▶ **What the task asks**
Quote the records below in full, exactly as given, with the images taken out.

▶ **Supplied data**
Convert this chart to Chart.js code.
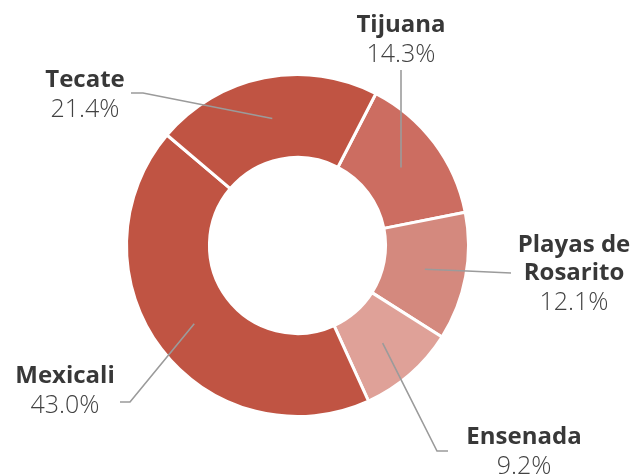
<!DOCTYPE html>
<html>
<head>
<meta charset="utf-8">
<script src="https://cdn.jsdelivr.net/npm/chart.js@4"></script>
<style>
  html, body { margin: 0; padding: 0; background: #fff; }
  #wrap { width: 633px; height: 475px; }
</style>
</head>
<body>
<div id="wrap"><canvas id="municipiosChart" width="633" height="475"></canvas></div>
<script>
const municipios = ["Tijuana", "Playas de Rosarito", "Ensenada", "Mexicali", "Tecate"];
const porcentajes = [14.3, 12.1, 9.2, 43.0, 21.4];
const colores = ["#cc6d61", "#d4897e", "#dfa198", "#c05443", "#c05443"];

// where each label and its leader line go (elbow, end, text anchor)
const etiquetas = [
  { lines: ["Tijuana"], elbow: null, end: [402, 70], tx: 401, ty: 32 },
  { lines: ["Playas de", "Rosarito"], elbow: [467, 271], end: [511, 273], tx: 574, ty: 252 },
  { lines: ["Ensenada"], elbow: [437, 451], end: [448, 451], tx: 524, ty: 444 },
  { lines: ["Mexicali"], elbow: [130, 402], end: [120, 402], tx: 65, ty: 383 },
  { lines: ["Tecate"], elbow: [143, 93], end: [131, 93], tx: 85, ty: 87 }
];

const leaderLabels = {
  id: "leaderLabels",
  afterDatasetsDraw(chart) {
    const ctx = chart.ctx;
    const arcs = chart.getDatasetMeta(0).data;
    arcs.forEach((arc, i) => {
      const p = arc.getProps(["x", "y", "startAngle", "endAngle", "innerRadius", "outerRadius"], true);
      const mid = (p.startAngle + p.endAngle) / 2;
      const r = (p.innerRadius + p.outerRadius) / 2;
      const ax = p.x + Math.cos(mid) * r;
      const ay = p.y + Math.sin(mid) * r;
      const lab = etiquetas[i];

      ctx.save();
      ctx.strokeStyle = "#9b9b9b";
      ctx.lineWidth = 1.6;
      ctx.beginPath();
      ctx.moveTo(ax, ay);
      if (lab.elbow) ctx.lineTo(lab.elbow[0], lab.elbow[1]);
      ctx.lineTo(lab.elbow ? lab.end[0] : ax, lab.end[1]);
      ctx.stroke();

      ctx.textAlign = "center";
      ctx.textBaseline = "alphabetic";
      ctx.fillStyle = "#383838";
      ctx.font = "bold 24px 'Open Sans'";
      let y = lab.ty;
      lab.lines.forEach((t, k) => {
        ctx.fillText(t, lab.tx, y);
        y += k < lab.lines.length - 1 ? 28 : 29.5;
      });
      ctx.fillStyle = "#424242";
      ctx.font = "300 25px 'Open Sans'";
      ctx.fillText(porcentajes[i].toFixed(1) + "%", lab.tx, y);
      ctx.restore();
    });
  }
};

const ctx = document.getElementById("municipiosChart").getContext("2d");
new Chart(ctx, {
  type: "doughnut",
  data: {
    labels: municipios,
    datasets: [
      {
        data: porcentajes,
        backgroundColor: colores,
        borderColor: "#ffffff",
        borderWidth: 3
      }
    ]
  },
  options: {
    responsive: false,
    animation: false,
    rotation: 27.3,
    cutout: "51.5%",
    layout: { padding: { left: 125, right: 163, top: 73, bottom: 57 } },
    plugins: {
      legend: { display: false },
      tooltip: { enabled: false }
    }
  },
  plugins: [leaderLabels]
});
</script>
</body>
</html>
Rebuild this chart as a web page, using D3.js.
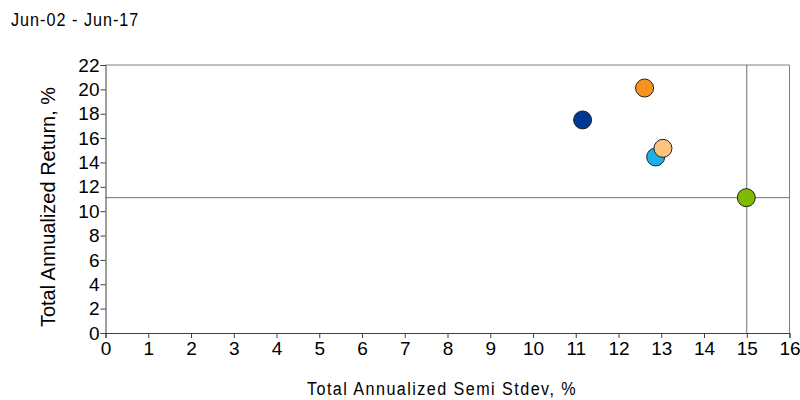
<!DOCTYPE html>
<html><head><meta charset="utf-8">
<script src="https://cdn.jsdelivr.net/npm/d3@7"></script>
<style>
body{margin:0;background:#fff;}
text{font-family:"Liberation Sans",Arial,sans-serif;fill:#000;}
</style></head>
<body><svg id="c" width="800" height="400"></svg>
<script>
const names = ["Fund A","Fund B","Fund C","Fund D","Benchmark"];
const stdev = [11.16, 12.61, 12.87, 13.04, 14.99];
const ret = [17.49, 20.11, 14.45, 15.16, 11.11];
const colors = ["#003893","#F7941D","#1BB0E6","#FDC37F","#7FBA00"];
const xTicks = d3.range(0,17);
const yTicks = d3.range(0,23,2);
const benchX = 15, benchY = 11.11;
const period = "Jun-02 - Jun-17";

const svg = d3.select("#c");
const m = {l:105.5, r:789.5, t:65, b:333};
const x = d3.scaleLinear().domain([0,16]).range([m.l,m.r]);
const y = d3.scaleLinear().domain([0,22]).range([m.b,m.t]);

svg.append("text").attr("transform","translate(11,26) scale(0.85,1)").attr("font-size",19)
  .attr("letter-spacing",1.2).text(period);

// frame top/right
svg.append("line").attr("x1",m.l).attr("x2",m.r).attr("y1",m.t).attr("y2",m.t).attr("stroke","#808080");
svg.append("line").attr("x1",m.r).attr("x2",m.r).attr("y1",m.t).attr("y2",m.b).attr("stroke","#808080");

// crosshair
svg.append("line").attr("x1",m.l).attr("x2",m.r).attr("y1",y(benchY)).attr("y2",y(benchY)).attr("stroke","#707070");
svg.append("line").attr("x1",x(benchX)).attr("x2",x(benchX)).attr("y1",m.t).attr("y2",m.b).attr("stroke","#707070");

const xa = svg.append("g").attr("transform",`translate(0,${m.b})`)
  .call(d3.axisBottom(x).tickValues(xTicks).tickSize(5).tickPadding(4).tickFormat(d3.format("d")));
const ya = svg.append("g").attr("transform",`translate(${m.l},0)`)
  .call(d3.axisLeft(y).tickValues(yTicks).tickSize(5).tickPadding(1).tickFormat(d3.format("d")));
[xa,ya].forEach(a=>{
  a.selectAll("path").attr("stroke","#404040");
  a.selectAll("line").attr("stroke","#404040");
  a.selectAll("text").attr("font-size",19).attr("fill","#000")
   .style("font-family",'"Liberation Sans",Arial,sans-serif');
});

svg.append("text").attr("transform","translate(442,395) scale(0.85,1)").attr("text-anchor","middle")
  .attr("font-size",19).attr("letter-spacing",1.7).text("Total Annualized Semi Stdev, %");
svg.append("text").attr("transform",`translate(55,207) rotate(-90)`)
  .attr("text-anchor","middle").attr("font-size",20).text("Total Annualized Return, %");

svg.append("g").selectAll("circle").data(names).join("circle")
  .attr("cx",(d,i)=>x(stdev[i])).attr("cy",(d,i)=>y(ret[i])).attr("r",9)
  .attr("fill",(d,i)=>colors[i]).attr("stroke","#222").attr("stroke-width",1);
</script></body></html>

▶ **Response**
Convert this chart to Chart.js code.
<!DOCTYPE html>
<html>
<head>
<meta charset="utf-8">
<script src="https://cdn.jsdelivr.net/npm/chart.js@4"></script>
<style>
  html, body { margin: 0; padding: 0; background: #fff; }
  #wrap { width: 633px; height: 475px; }
</style>
</head>
<body>
<div id="wrap"><canvas id="municipiosChart" width="633" height="475"></canvas></div>
<script>
const municipios = ["Tijuana", "Playas de Rosarito", "Ensenada", "Mexicali", "Tecate"];
const porcentajes = [14.3, 12.1, 9.2, 43.0, 21.4];
const colores = ["#cc6d61", "#d4897e", "#dfa198", "#c05443", "#c05443"];

// where each label and its leader line go (elbow, end, text anchor)
const etiquetas = [
  { lines: ["Tijuana"], elbow: null, end: [402, 70], tx: 401, ty: 32 },
  { lines: ["Playas de", "Rosarito"], elbow: [467, 271], end: [511, 273], tx: 574, ty: 252 },
  { lines: ["Ensenada"], elbow: [437, 451], end: [448, 451], tx: 524, ty: 444 },
  { lines: ["Mexicali"], elbow: [130, 402], end: [120, 402], tx: 65, ty: 383 },
  { lines: ["Tecate"], elbow: [143, 93], end: [131, 93], tx: 85, ty: 87 }
];

const leaderLabels = {
  id: "leaderLabels",
  afterDatasetsDraw(chart) {
    const ctx = chart.ctx;
    const arcs = chart.getDatasetMeta(0).data;
    arcs.forEach((arc, i) => {
      const p = arc.getProps(["x", "y", "startAngle", "endAngle", "innerRadius", "outerRadius"], true);
      const mid = (p.startAngle + p.endAngle) / 2;
      const r = (p.innerRadius + p.outerRadius) / 2;
      const ax = p.x + Math.cos(mid) * r;
      const ay = p.y + Math.sin(mid) * r;
      const lab = etiquetas[i];

      ctx.save();
      ctx.strokeStyle = "#9b9b9b";
      ctx.lineWidth = 1.6;
      ctx.beginPath();
      ctx.moveTo(ax, ay);
      if (lab.elbow) ctx.lineTo(lab.elbow[0], lab.elbow[1]);
      ctx.lineTo(lab.elbow ? lab.end[0] : ax, lab.end[1]);
      ctx.stroke();

      ctx.textAlign = "center";
      ctx.textBaseline = "alphabetic";
      ctx.fillStyle = "#383838";
      ctx.font = "bold 24px 'Open Sans'";
      let y = lab.ty;
      lab.lines.forEach((t, k) => {
        ctx.fillText(t, lab.tx, y);
        y += k < lab.lines.length - 1 ? 28 : 29.5;
      });
      ctx.fillStyle = "#424242";
      ctx.font = "300 25px 'Open Sans'";
      ctx.fillText(porcentajes[i].toFixed(1) + "%", lab.tx, y);
      ctx.restore();
    });
  }
};

const ctx = document.getElementById("municipiosChart").getContext("2d");
new Chart(ctx, {
  type: "doughnut",
  data: {
    labels: municipios,
    datasets: [
      {
        data: porcentajes,
        backgroundColor: colores,
        borderColor: "#ffffff",
        borderWidth: 3
      }
    ]
  },
  options: {
    responsive: false,
    animation: false,
    rotation: 27.3,
    cutout: "51.5%",
    layout: { padding: { left: 125, right: 163, top: 73, bottom: 57 } },
    plugins: {
      legend: { display: false },
      tooltip: { enabled: false }
    }
  },
  plugins: [leaderLabels]
});
</script>
</body>
</html>
Rebuild this chart as a web page, using D3.js.
<!DOCTYPE html>
<html><head><meta charset="utf-8">
<script src="https://cdn.jsdelivr.net/npm/d3@7"></script>
<style>
body{margin:0;background:#fff;}
text{font-family:"Liberation Sans",Arial,sans-serif;fill:#000;}
</style></head>
<body><svg id="c" width="800" height="400"></svg>
<script>
const names = ["Fund A","Fund B","Fund C","Fund D","Benchmark"];
const stdev = [11.16, 12.61, 12.87, 13.04, 14.99];
const ret = [17.49, 20.11, 14.45, 15.16, 11.11];
const colors = ["#003893","#F7941D","#1BB0E6","#FDC37F","#7FBA00"];
const xTicks = d3.range(0,17);
const yTicks = d3.range(0,23,2);
const benchX = 15, benchY = 11.11;
const period = "Jun-02 - Jun-17";

const svg = d3.select("#c");
const m = {l:105.5, r:789.5, t:65, b:333};
const x = d3.scaleLinear().domain([0,16]).range([m.l,m.r]);
const y = d3.scaleLinear().domain([0,22]).range([m.b,m.t]);

svg.append("text").attr("transform","translate(11,26) scale(0.85,1)").attr("font-size",19)
  .attr("letter-spacing",1.2).text(period);

// frame top/right
svg.append("line").attr("x1",m.l).attr("x2",m.r).attr("y1",m.t).attr("y2",m.t).attr("stroke","#808080");
svg.append("line").attr("x1",m.r).attr("x2",m.r).attr("y1",m.t).attr("y2",m.b).attr("stroke","#808080");

// crosshair
svg.append("line").attr("x1",m.l).attr("x2",m.r).attr("y1",y(benchY)).attr("y2",y(benchY)).attr("stroke","#707070");
svg.append("line").attr("x1",x(benchX)).attr("x2",x(benchX)).attr("y1",m.t).attr("y2",m.b).attr("stroke","#707070");

const xa = svg.append("g").attr("transform",`translate(0,${m.b})`)
  .call(d3.axisBottom(x).tickValues(xTicks).tickSize(5).tickPadding(4).tickFormat(d3.format("d")));
const ya = svg.append("g").attr("transform",`translate(${m.l},0)`)
  .call(d3.axisLeft(y).tickValues(yTicks).tickSize(5).tickPadding(1).tickFormat(d3.format("d")));
[xa,ya].forEach(a=>{
  a.selectAll("path").attr("stroke","#404040");
  a.selectAll("line").attr("stroke","#404040");
  a.selectAll("text").attr("font-size",19).attr("fill","#000")
   .style("font-family",'"Liberation Sans",Arial,sans-serif');
});

svg.append("text").attr("transform","translate(442,395) scale(0.85,1)").attr("text-anchor","middle")
  .attr("font-size",19).attr("letter-spacing",1.7).text("Total Annualized Semi Stdev, %");
svg.append("text").attr("transform",`translate(55,207) rotate(-90)`)
  .attr("text-anchor","middle").attr("font-size",20).text("Total Annualized Return, %");

svg.append("g").selectAll("circle").data(names).join("circle")
  .attr("cx",(d,i)=>x(stdev[i])).attr("cy",(d,i)=>y(ret[i])).attr("r",9)
  .attr("fill",(d,i)=>colors[i]).attr("stroke","#222").attr("stroke-width",1);
</script></body></html>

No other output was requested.